The journey from Tabo to Sangla village was long and finally, after riding for almost 5 hours, I reached Sangla village and checked into a small hotel known as the Praksh Regency. It was nominal as compared to others and quite comforting.
I then spend the rest of my day visiting the alluring Badri Temple, Mata Devi Temple and Bearing Nag Temples. I also visited the magnificent Kamru Fort which has been embellished out of wooden carving. If you have the time, please visit nearby Batseri Village as well. It’s really beautiful.
|Total distance covered on Day 5
Tabo to Sangla -177 Kms
DAY 6 of My Spiti Valley Bike Trip Itinerary
I woke up early the next morning and rode to Shoja Village – my first destination of day six. Shoja lied on the way back to Manali. I checked into a homestay there. This halt was there to take a break and rest my body after hours and hours of long bike rides.
Shoja village is an alluring place with verdant greenery and the chairs and tables around here are made out of tree trunks. I spent the first half of the day relaxing at my homestay. In the evening I just strolled around the village enjoying the lush greenery, fresh air and the calm and composed atmosphere.
|Total distance covered on day 6
Sangla to Shoja – 184 Kms
DAY 7 of My Spiti Valley Bike Trip Itinerary
The next morning was the last day of my trip. I left for Manali passing through the beautiful Tirthan Valley.
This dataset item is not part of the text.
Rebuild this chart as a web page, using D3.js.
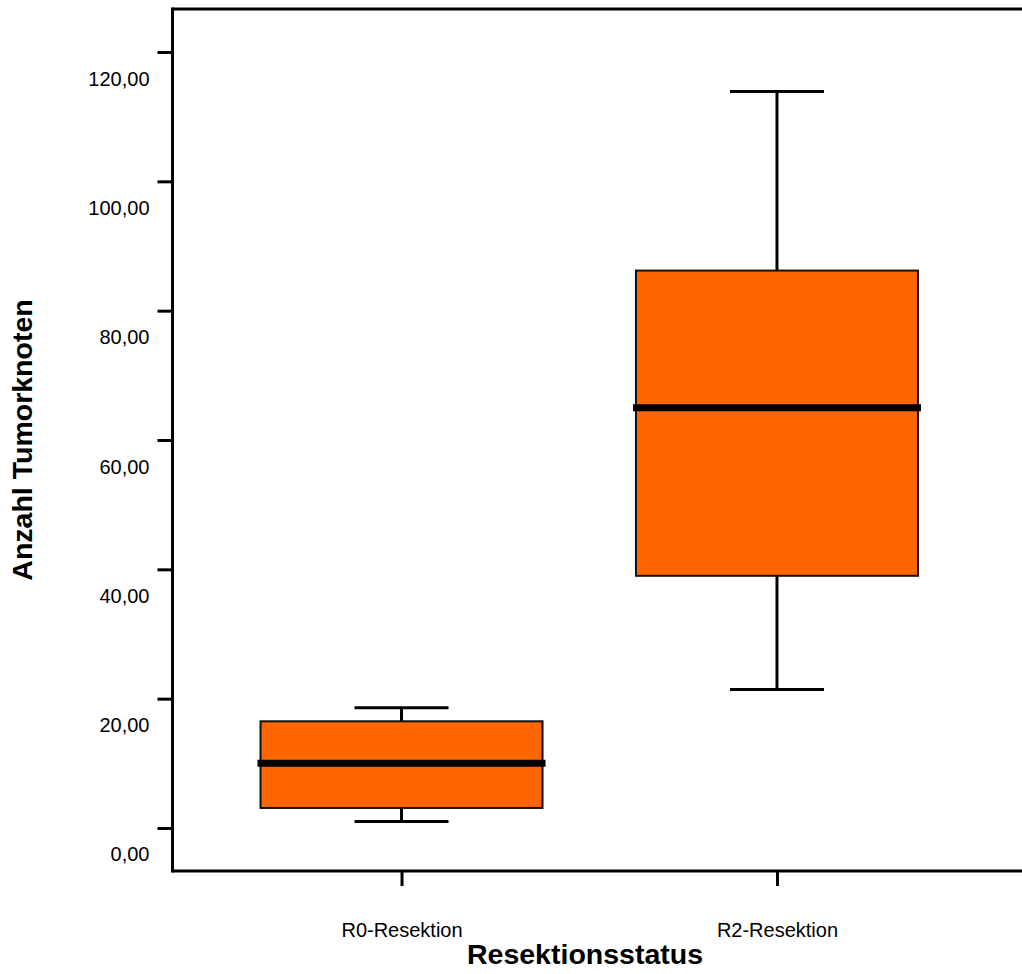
<!DOCTYPE html>
<html>
<head>
<meta charset="utf-8">
<script src="https://cdn.jsdelivr.net/npm/d3@7"></script>
<style>
  body { margin: 0; background: #fff; }
  svg { display: block; font-family: "Liberation Sans", Arial, sans-serif; }
</style>
</head>
<body>
<div id="chart-area"></div>
<script>
// Data
let categories = ["R0-Resektion", "R2-Resektion"];
let whiskerLow = [1.0, 21.4];
let q1 = [3.1, 39.0];
let median = [10.0, 65.0];
let q3 = [16.5, 86.2];
let whiskerHigh = [18.6, 113.9];
let yTicks = [0, 20, 40, 60, 80, 100, 120];

let data = categories.map((c, i) => ({
  cat: c,
  lo: whiskerLow[i],
  q1: q1[i],
  med: median[i],
  q3: q3[i],
  hi: whiskerHigh[i]
}));

// SVG container
let width = 1022, height = 974;
let plot = { left: 172.5, right: 1006, top: 9, bottom: 871 };

let svg = d3
  .select("#chart-area")
  .append("svg")
  .attr("width", width)
  .attr("height", height);

// Scales
let x = d3
  .scalePoint()
  .domain(categories)
  .range([plot.left, plot.right])
  .padding(0.61);

let y = d3
  .scaleLinear()
  .domain([-6.65, 126.65])
  .range([plot.bottom, plot.top]);

let boxHalf = 141, capHalf = 47;

// Frame line on top (runs off the image edge)
svg.append("line")
  .attr("x1", plot.left).attr("x2", width)
  .attr("y1", plot.top).attr("y2", plot.top)
  .attr("stroke", "#000").attr("stroke-width", 3);

// Axes
let yAxis = d3.axisLeft(y)
  .tickValues(yTicks)
  .tickSize(15)
  .tickPadding(8)
  .tickFormat(d => d3.format(".2f")(d).replace(".", ","));

let gy = svg.append("g")
  .attr("class", "axis y-axis")
  .attr("transform", "translate(" + plot.left + ",0)")
  .call(yAxis);
gy.select(".domain").remove();
gy.selectAll(".tick line").attr("stroke-width", 3);
gy.selectAll(".tick text")
  .attr("x", -23)
  .attr("dy", "1.65em")
  .style("font-size", "20px")
  .attr("fill", "#000");

svg.append("line")
  .attr("x1", plot.left).attr("x2", plot.left)
  .attr("y1", plot.top - 1.5).attr("y2", plot.bottom + 1.5)
  .attr("stroke", "#000").attr("stroke-width", 3);

let xAxis = d3.axisBottom(x).tickSize(15).tickPadding(37);
let gx = svg.append("g")
  .attr("class", "axis x-axis")
  .attr("transform", "translate(0," + plot.bottom + ")")
  .call(xAxis);
gx.select(".domain").remove();
gx.selectAll(".tick line").attr("stroke-width", 3);
gx.selectAll(".tick text")
  .style("font-size", "20px")
  .attr("fill", "#000");

svg.append("line")
  .attr("x1", plot.left).attr("x2", width)
  .attr("y1", plot.bottom).attr("y2", plot.bottom)
  .attr("stroke", "#000").attr("stroke-width", 3);

// Boxes
let boxes = svg.selectAll(".box")
  .data(data)
  .enter()
  .append("g")
  .attr("class", "box");

// whiskers
boxes.append("line")
  .attr("x1", d => x(d.cat)).attr("x2", d => x(d.cat))
  .attr("y1", d => y(d.hi)).attr("y2", d => y(d.q3))
  .attr("stroke", "#000").attr("stroke-width", 3);
boxes.append("line")
  .attr("x1", d => x(d.cat)).attr("x2", d => x(d.cat))
  .attr("y1", d => y(d.q1)).attr("y2", d => y(d.lo))
  .attr("stroke", "#000").attr("stroke-width", 3);

// caps
boxes.append("line")
  .attr("x1", d => x(d.cat) - capHalf).attr("x2", d => x(d.cat) + capHalf)
  .attr("y1", d => y(d.hi)).attr("y2", d => y(d.hi))
  .attr("stroke", "#000").attr("stroke-width", 3);
boxes.append("line")
  .attr("x1", d => x(d.cat) - capHalf).attr("x2", d => x(d.cat) + capHalf)
  .attr("y1", d => y(d.lo)).attr("y2", d => y(d.lo))
  .attr("stroke", "#000").attr("stroke-width", 3);

// box
boxes.append("rect")
  .attr("x", d => x(d.cat) - boxHalf)
  .attr("width", boxHalf * 2)
  .attr("y", d => y(d.q3))
  .attr("height", d => y(d.q1) - y(d.q3))
  .attr("fill", "#ff6600")
  .attr("stroke", "#111")
  .attr("stroke-width", 2);

// median
boxes.append("line")
  .attr("x1", d => x(d.cat) - boxHalf - 3).attr("x2", d => x(d.cat) + boxHalf + 3)
  .attr("y1", d => y(d.med)).attr("y2", d => y(d.med))
  .attr("stroke", "#000").attr("stroke-width", 7);

// Axis titles
svg.append("text")
  .attr("x", 585)
  .attr("y", 964)
  .attr("text-anchor", "middle")
  .style("font-size", "28.5px")
  .style("font-weight", "bold")
  .text("Resektionsstatus");

svg.append("text")
  .attr("transform", "translate(32,440) rotate(-90)")
  .attr("text-anchor", "middle")
  .style("font-size", "28.5px")
  .style("font-weight", "bold")
  .text("Anzahl Tumorknoten");
</script>
</body>
</html>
The ride almost felt like a dream with mountains kissing the clouds, and verdant greenery consisting of a long stretch of pine trees.
This was definitely a very difficult goodbye, memories of which will be cherished and relished throughout my life.
|Total distance covered on day 7
Shoja to Tirthan Valley – 23.5 Kms
Tirthan Valley to Manali – 98 Kms
If motorbiking is your passion and adventure is what you crave then a bike trip to the magical land of Spiti is a mandate. The virgin beauty, great hospitality and picturesque landscape will leave you craving for more and you will take a part of Spiti along with you and treasure it in your memories till the end.
Now that I’ve shared my Spiti Valley bike trip itinerary and detailed route with you, let me throw some light on the must-carry documents for your journey.
Must Carry Documents Needed for a Legit Spiti Valley Bike Trip
If you need your Spiti biking trip to go smoothly, please make sure to carry the following documents with you at all times.
Required to rent a bike.
To get the permit to enter Rohtang pass, the permit is usually easily available but you need to take the permit a day in advance which is available online.
The place you renting your bike from will help you get the permit
If you’re a foreign national, ensure to carry a valid ID proof with your nationality printed on it.
|Permits for Indian nationals
|For foreign nationals
Foreign Nationals are required to get the inner line permit (ILP) for visiting places such as Khab, Samdo, Dhankar, Tabo, Gompa, Kaza, Morang and Dubling.
Must Carry Clothes for your Spiti Biking Trip
What you wear is important on this route to avoid you being affected by hypothermia. Therefore, keep yourself warm at all times during the trip.
|On the Bike
Leather jackets, knee and elbow pads, round helmets, gloves, comfortable and tough shoes.
|During the Stay
Woollen clothes, thermals, gloves and round woollen caps.
The seven days spent on a bike amidst the snow-clad mountains, rugged terrain and gorgeous landscape will always be memorable for me. Spiti is such a serene place that I would surely want to revisit here again in the future. In addition to all the above things, do carry medication for treating AMS in case you suffer from it. AMS stands for Acute Mountain Sickness. Dealing with it is important.